The chairman of the Senate Judiciary Committee, Patrick Leahy of Vermont, says he won't support President Bush's nominee to be attorney general.
And that could be enough to derail Mukasey's confirmation.
Democrats are concerned that the nominee hasn't taken a full enough stand against torture. He hasn't said whether he believes the practice of waterboarding amounts to torture.
Leahy thinks that's unacceptable. He says, "No American should need a classified briefing to determine whether waterboarding is torture."
Four other Democrats on Leahy's panel have already said they won't support him. The committee decides Tuesday whether to approve the confirmation.
It's presumed that all of the Republicans on the Senate Judiciary Committee will vote to send the Mukasey nomination out of committee and to the floor of the Senate for a full vote. All then that would be needed is one yes vote on the Democrat's side of the committee. It's now all up to Chuck Schumer (who recommended Mukasey as a good bipartisan choice for Attorney General to Bush) and Dianne Feinstein (two Democrats on the committee who consistently have had trouble working on behalf of the people who elected them), Russ Feingold (who said today that he was undecided, that Mukasey "may be the best nominee we can get from this administration," and "a marked improvement over former Attorney General Alberto Gonzales"), Herb Kohl and Ben Cardin.
On the issue of torture, Schumer is, himself, 'tortured':
Schumer, who has remained uncharacteristically quiet throughout the furor, said in an interview yesterday that he is now "wrestling" with whether to vote against a nomination that he was instrumental in bringing about. He compared the controversy to the 2005 nomination battle over Chief Justice John G. Roberts Jr.
"From this administration, we will never get somebody who agrees with us on issues like torture and wiretapping," Schumer said at one point, suggesting an argument in favor of Mukasey, who faces a Senate Judiciary Committee vote on Tuesday. "The best thing we can hope for is someone who will depoliticize the Justice Department and put rule of law first."
But Schumer said minutes later that his mind is not made up: "He's the best we can get, but that doesn't necessarily ensure a yes vote. I thought John Roberts was the best we could get, but I voted no."
Mukasey may not be the only one who needs to be pressed for his opinion on waterboarding as torture, or if torture has any place at all in U.S. policy and practice. A little over three years ago, Schumer was a defender of its use:
"...I'd like to interject a note of balance here. There are times when we all get in high dudgeon. We ought to be reasonable about this. I think there are probably very few people in this room or in America who would say that torture should never, ever be used, particularly if thousands of lives are at stake.
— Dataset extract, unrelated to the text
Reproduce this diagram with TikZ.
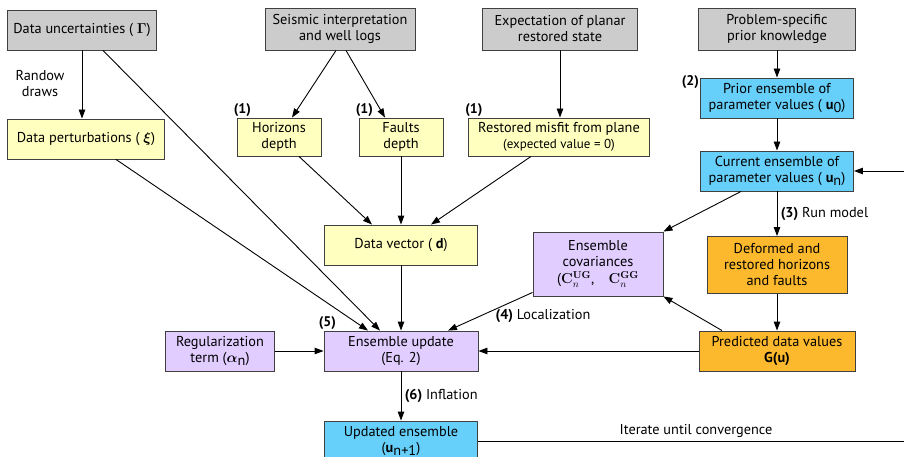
\documentclass[tikz,border=0pt]{standalone}
\usepackage[no-math]{fontspec}
\setmainfont{PT Sans}
\usepackage{amsmath}
\usetikzlibrary{arrows.meta, positioning}

\definecolor{inputgray}{RGB}{204,204,204}
\definecolor{datayellow}{RGB}{255,255,192}
\definecolor{parblue}{RGB}{102,207,250}
\definecolor{updlilac}{RGB}{225,205,255}
\definecolor{modelorange}{RGB}{253,185,45}

\newcommand{\lowsub}[1]{\raisebox{-0.5ex}{#1}}

\begin{document}
\begin{tikzpicture}[
    x=1pt, y=-1pt,
    font=\fontsize{14.3}{16}\selectfont,
    box/.style={rectangle, draw=black!75, line width=0.9pt, minimum height=40pt, minimum width=150pt, align=center, inner sep=2pt},
    arr/.style={-{Triangle[length=9pt,width=6.5pt]}, line width=0.9pt},
    numlab/.style={font=\fontsize{14}{16}\selectfont\bfseries, inner sep=1pt}
]
    \useasboundingbox (0,0) rectangle (904,457);

    % Inputs
    \node[box, fill=inputgray, minimum width=149pt] (uncert) at (82,30) {Data uncertainties ( $\boldsymbol{\Gamma}$)};
    \node[box, fill=inputgray, minimum height=42pt] (seismic) at (340,29) {Seismic interpretation\\and well logs};
    \node[box, fill=inputgray, minimum width=155pt, minimum height=42pt] (expect) at (560,29) {Expectation of planar\\restored state};
    \node[box, fill=inputgray, minimum width=157pt, minimum height=42pt] (knowledge) at (777,29) {Problem-specific\\prior knowledge};

    % Parameter ensembles
    \node[box, fill=parblue, minimum width=153pt] (prior) at (777,98) {Prior ensemble of\\parameter values ( \textbf{u}\lowsub{0})};
    \node[box, fill=parblue, minimum width=153pt] (current) at (777,171) {Current ensemble of\\parameter values ( \textbf{u}\lowsub{n})};

    % Data
    \node[box, fill=datayellow, minimum width=157pt] (perturb) at (86,139) {Data perturbations ( $\boldsymbol{\xi}$)};
    \node[box, fill=datayellow, minimum width=84pt, minimum height=38pt] (horizons) at (279,137) {Horizons\\depth};
    \node[box, fill=datayellow, minimum width=84pt, minimum height=38pt] (faults) at (401,137) {Faults\\depth};
    \node[box, fill=datayellow, minimum width=181pt, minimum height=38pt] (misfit) at (559,137) {Restored misfit from plane\\{\fontsize{13}{15}\selectfont(expected value = 0)}};
    \node[box, fill=datayellow, minimum width=153pt] (datavec) at (401,245) {Data vector ( \textbf{d})};

    % Model and update
    \node[box, fill=updlilac, minimum width=130pt, minimum height=64pt] (cov) at (598,264) {Ensemble\\covariances\\[1pt]($\mathbf{C}_n^{\mathbf{UG}}$,\quad $\mathbf{C}_n^{\mathbf{GG}}$};
    \node[box, fill=modelorange, minimum width=140pt, minimum height=57pt] (deformed) at (777,265) {Deformed and\\restored horizons\\and faults};
    \node[box, fill=modelorange, minimum width=156pt] (predicted) at (777,351) {Predicted data values\\\textbf{G(u)}};
    \node[box, fill=updlilac, minimum width=154pt] (update) at (401,351) {Ensemble update\\(Eq. 2)};
    \node[box, fill=updlilac, minimum width=109pt] (regular) at (220,351) {Regularization\\term ($\boldsymbol{\alpha}$\lowsub{n})};
    \node[box, fill=parblue, minimum width=153pt] (updated) at (401,441) {Updated ensemble\\(\textbf{u}\lowsub{n+1})};
    \coordinate (loopcorner) at (914,441);

    % Arrows
    \draw[arr] (uncert.south) -- (uncert.south |- perturb.north);
    \draw[arr] ([xshift=21pt]uncert.south) -- ([xshift=-21pt]update.north);
    \draw[arr] ([xshift=30pt]perturb.south) -- ([xshift=-33pt]update.north);
    \draw[arr] ([xshift=-4pt]seismic.south) -- ([xshift=13pt]horizons.north);
    \draw[arr] ([xshift=6pt]seismic.south) -- ([xshift=-16pt]faults.north);
    \draw[arr] (expect.south) -- (expect.south |- misfit.north);
    \draw[arr] (knowledge) -- (prior);
    \draw[arr] (prior) -- (current);
    \draw[arr] ([xshift=20pt]horizons.south) -- ([xshift=-29pt]datavec.north);
    \draw[arr] (faults) -- (datavec);
    \draw[arr] ([xshift=-28pt]misfit.south) -- ([xshift=30pt]datavec.north);
    \draw[arr] (datavec) -- (update);
    \draw[arr] ([xshift=-36pt]current.south) -- (cov.north east);
    \draw[arr] (current) -- (deformed) node[midway, right] {\textbf{(3)} Run model};
    \draw[arr] (deformed) -- (predicted);
    \draw[arr] ([xshift=-55pt]predicted.north) -- (cov.south east);
    \draw[arr] ([yshift=4pt]cov.south west) -- ([xshift=47pt]update.north);
    \draw[arr] (predicted) -- (update);
    \draw[arr] (regular) -- (update);
    \draw[arr] (update) -- (updated) node[midway, right] {\textbf{(6)} Inflation};
    \draw[arr] (updated.east) -- node[above] {Iterate until convergence} (loopcorner) |- (current.east);

    % Labels
    \node[align=center] (randlab) at (40,84) {Randow\\draws};
    \node[numlab, anchor=south west] (n1a) at ([xshift=-4pt]horizons.north west) {(1)};
    \node[numlab, anchor=south west] (n1b) at ([xshift=-4pt]faults.north west) {(1)};
    \node[numlab, anchor=south west] (n1c) at ([xshift=-4pt]misfit.north west) {(1)};
    \node[numlab, anchor=north east] (n2) at ([yshift=3pt]prior.north west) {(2)};
    \node[numlab, anchor=south west] (n5) at ([xshift=-6pt]update.north west) {(5)};
    \node (loclab) at (543,316) {\textbf{(4)} Localization};
\end{tikzpicture}
\end{document}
Take the hypothetical: If we knew that there was a nuclear bomb hidden in an American city and we believed that some kind of torture, fairly severe maybe, would give us a chance of finding that bomb before it went off, my guess is most Americans and most senators, maybe all, would say, "Do what you have to do."
So it's easy to sit back in the armchair and say that torture can never be used. But when you're in the foxhole, it's a very different deal.
And I respect -- I think we all respect the fact that the president's in the foxhole every day. So he can hardly be blamed for asking you or his White House counsel or the Department of Defense to figure out when it comes to torture, what the law allows and when the law allows it and what there is permission to do..."~Senator Chuck Schumer to witness Attorney General John Ashcroft at Senate Judiciary Committee hearing about the Bush administration's anti-terror policy, June 8, 2004.